-- START OF LISTED ENTRIES --
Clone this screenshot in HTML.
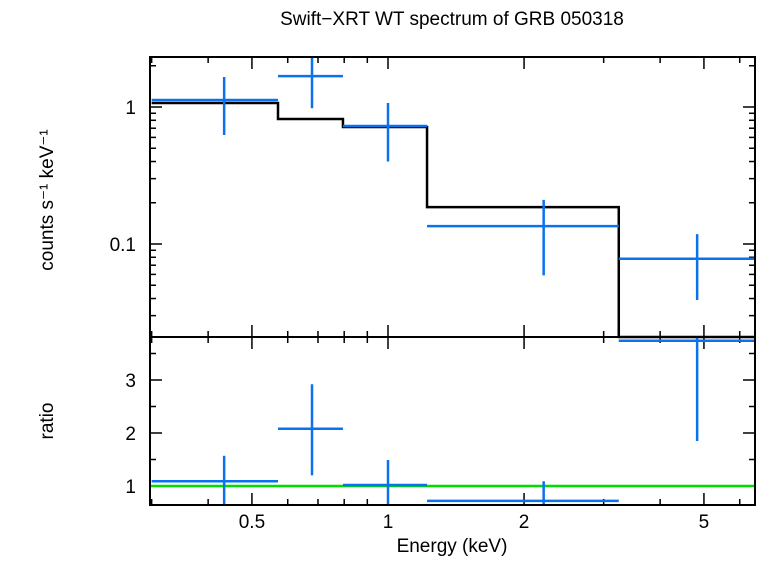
<!DOCTYPE html>
<html><head><meta charset="utf-8"><style>body{margin:0;background:#fff}svg text{font-family:"Liberation Sans",sans-serif}</style></head>
<body>
<svg id="c" width="758" height="556"></svg>
<script>
const edges=[0.3,0.571,0.795,1.22,3.24,6.49];
const centers=[0.434,0.679,1.0,2.21,4.83];
const rate=[1.125,1.68,0.727,0.135,0.078];
const rateHi=[1.655,2.3,1.07,0.21,0.118];
const rateLo=[0.625,0.98,0.40,0.059,0.039];
const model=[1.07,0.818,0.715,0.186,0.015];
const ratio=[1.09,2.08,1.02,0.72,3.74];
const ratioHi=[1.57,2.92,1.49,1.09,4.2];
const ratioLo=[0.55,1.2,0.55,0.3,1.85];
const xTicks=[0.5,1,2,5];
const yTopTicks=[0.1,1];
const yBotTicks=[1,2,3];
const X0=150,X1=755,T0=57,T1=337,B1=505;
const xs=e=>388+452*Math.log10(e);
const yt=v=>Math.min(T1,Math.max(T0,107-137*Math.log10(v)));
const yb=v=>Math.min(B1,Math.max(T1,486-53*(v-1)));
const svg=document.getElementById('c');const NS='http://www.w3.org/2000/svg';
function el(t,a,txt){const e=document.createElementNS(NS,t);for(const k in a)e.setAttribute(k,a[k]);if(txt!==undefined)e.textContent=txt;svg.appendChild(e);return e;}
function ln(x1,y1,x2,y2,c,w){return el('line',{x1,y1,x2,y2,stroke:c,'stroke-width':w});}
let e;
e=el('text',{x:452,y:25,'text-anchor':'middle','font-size':19},'Swift−XRT WT spectrum of GRB 050318');

e=el('text',{x:452,y:552,'text-anchor':'middle','font-size':19},'Energy (keV)');

e=el('text',{x:0,y:0,'text-anchor':'middle','font-size':19,transform:'translate(53,200) rotate(-90)'},'counts s⁻¹ keV⁻¹');

e=el('text',{x:0,y:0,'text-anchor':'middle','font-size':19,transform:'translate(53,421) rotate(-90)'},'ratio');

for(let d=0.3;d<=6.5;){const x=xs(d);const major=xTicks.includes(+d.toFixed(2))||d===1;const L=major?12:6;
 ln(x,T0,x,T0+L,'#000',1.5);ln(x,T1,x,T1-L,'#000',1.5);ln(x,T1,x,T1+L,'#000',1.5);ln(x,B1,x,B1-L,'#000',1.5);
 d=+(d<1?d+0.1:d+1).toFixed(2);}
xTicks.forEach(t=>{e=el('text',{x:xs(t),y:528,'text-anchor':'middle','font-size':19},String(t));});
[0.03,0.04,0.05,0.06,0.07,0.08,0.09,0.1,0.2,0.3,0.4,0.5,0.6,0.7,0.8,0.9,1,2].forEach(v=>{const y=yt(v);const L=yTopTicks.includes(v)?12:6;ln(X0,y,X0+L,y,'#000',1.5);ln(X1,y,X1-L,y,'#000',1.5);});
yTopTicks.forEach(t=>{e=el('text',{x:136,y:yt(t)+7,'text-anchor':'end','font-size':19},String(t));});
[1,1.5,2,2.5,3,3.5].forEach(v=>{const y=yb(v);const L=Number.isInteger(v)?12:6;ln(X0,y,X0+L,y,'#000',1.5);ln(X1,y,X1-L,y,'#000',1.5);});
yBotTicks.forEach(t=>{e=el('text',{x:136,y:yb(t)+7,'text-anchor':'end','font-size':19},String(t));});
let p='';model.forEach((m,i)=>{const y=yt(m);p+=(i?'L':'M')+xs(edges[i])+','+y+'L'+xs(edges[i+1])+','+y;});
e=el('path',{d:p,fill:'none',stroke:'#000','stroke-width':2.5});
e=ln(X0,yb(1),X1,yb(1),'#00dd00',2.5);
rate.forEach((v,i)=>{const g=[ln(xs(edges[i]),yt(v),xs(edges[i+1]),yt(v),'#0a72ee',2.5),ln(xs(centers[i]),yt(rateHi[i]),xs(centers[i]),yt(rateLo[i]),'#0a72ee',2.5)];
 g.forEach(q=>{});});
ratio.forEach((v,i)=>{const g=[ln(xs(edges[i]),yb(v),xs(edges[i+1]),yb(v),'#0a72ee',2.5),ln(xs(centers[i]),yb(ratioHi[i]),xs(centers[i]),yb(ratioLo[i]),'#0a72ee',2.5)];
 g.forEach(q=>{});});
e=el('rect',{x:X0,y:T0,width:X1-X0,height:T1-T0,fill:'none',stroke:'#000','stroke-width':2});
e=el('rect',{x:X0,y:T1,width:X1-X0,height:B1-T1,fill:'none',stroke:'#000','stroke-width':2});
</script>
</body></html>
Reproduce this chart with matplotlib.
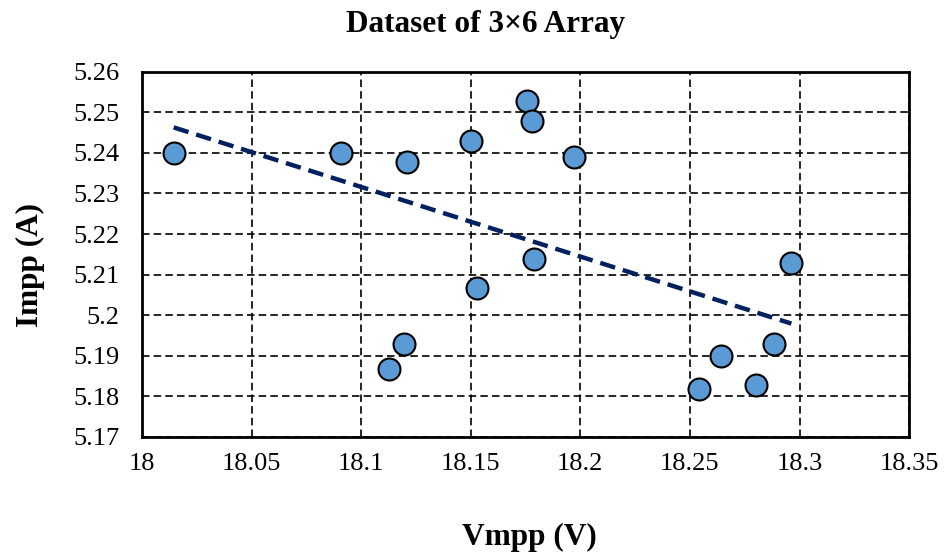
import numpy as np
import matplotlib.pyplot as plt

# Vmpp (V) / Impp (A) measured points
vmpp = [18.0145, 18.0908, 18.1208, 18.150, 18.1758, 18.1781, 18.197, 18.179,
        18.153, 18.1197, 18.1128, 18.2963, 18.2882, 18.2642, 18.2541, 18.2801]
impp = [5.2400, 5.2400, 5.2378, 5.2429, 5.2529, 5.2478, 5.2389, 5.2138,
        5.2068, 5.1928, 5.1867, 5.2128, 5.1928, 5.1898, 5.1817, 5.1828]

# linear trendline as shown on the chart (ends)
trend_v = [18.0145, 18.2963]
trend_i = [5.2463, 5.1979]

x_ticks = [18, 18.05, 18.1, 18.15, 18.2, 18.25, 18.3, 18.35]
x_labels = ["18", "18.05", "18.1", "18.15", "18.2", "18.25", "18.3", "18.35"]
y_ticks = [5.17, 5.18, 5.19, 5.2, 5.21, 5.22, 5.23, 5.24, 5.25, 5.26]
y_labels = ["5.17", "5.18", "5.19", "5.2", "5.21", "5.22", "5.23", "5.24", "5.25", "5.26"]

plt.rcParams['font.family'] = ['Liberation Serif', 'DejaVu Serif']

fig = plt.figure(figsize=(9.46, 5.57), dpi=100)
ax = fig.add_axes([0.150, 0.216, 0.811, 0.655])

ax.grid(True, color='black', linestyle=(0, (4.5, 2.5)), linewidth=1.2, zorder=0)
ax.set_axisbelow(True)

ax.plot(trend_v, trend_i, color='#002060', linewidth=3.2,
        linestyle=(0, (3.5, 1.8)), zorder=2)

ax.scatter(vmpp, impp, s=250, color='#5B9BD5', edgecolor='black',
           linewidth=1.5, zorder=3)

ax.set_xlim(18, 18.35)
ax.set_ylim(5.17, 5.26)
ax.set_xticks(x_ticks)
ax.set_xticklabels(x_labels)
ax.set_yticks(y_ticks)
ax.set_yticklabels(y_labels)
ax.tick_params(length=0, labelsize=19)
ax.tick_params(axis='x', pad=12)
ax.tick_params(axis='y', pad=16)
for s in ax.spines.values():
    s.set_linewidth(2)
    s.set_color('black')

fig.text(0.5137, 0.956, "Dataset of 3×6 Array", fontsize=22.5,
         fontweight='bold', ha='center', va='center')
ax.set_xlabel("Vmpp (V)", fontsize=22.5, fontweight='bold')
ax.xaxis.set_label_coords(0.505, -0.275)
ax.xaxis.label.set_va('center')
ax.set_ylabel("Impp (A)", fontsize=22.5, fontweight='bold')
ax.yaxis.set_label_coords(-0.145, 0.47)
ax.yaxis.label.set_va('center')

fig.savefig("out.png", dpi=100)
-- END OF LISTED ENTRIES --
Identify and extract each line of the listing that contains "matplotlib".

Reproduce this chart with matplotlib.
import matplotlib.pyplot as plt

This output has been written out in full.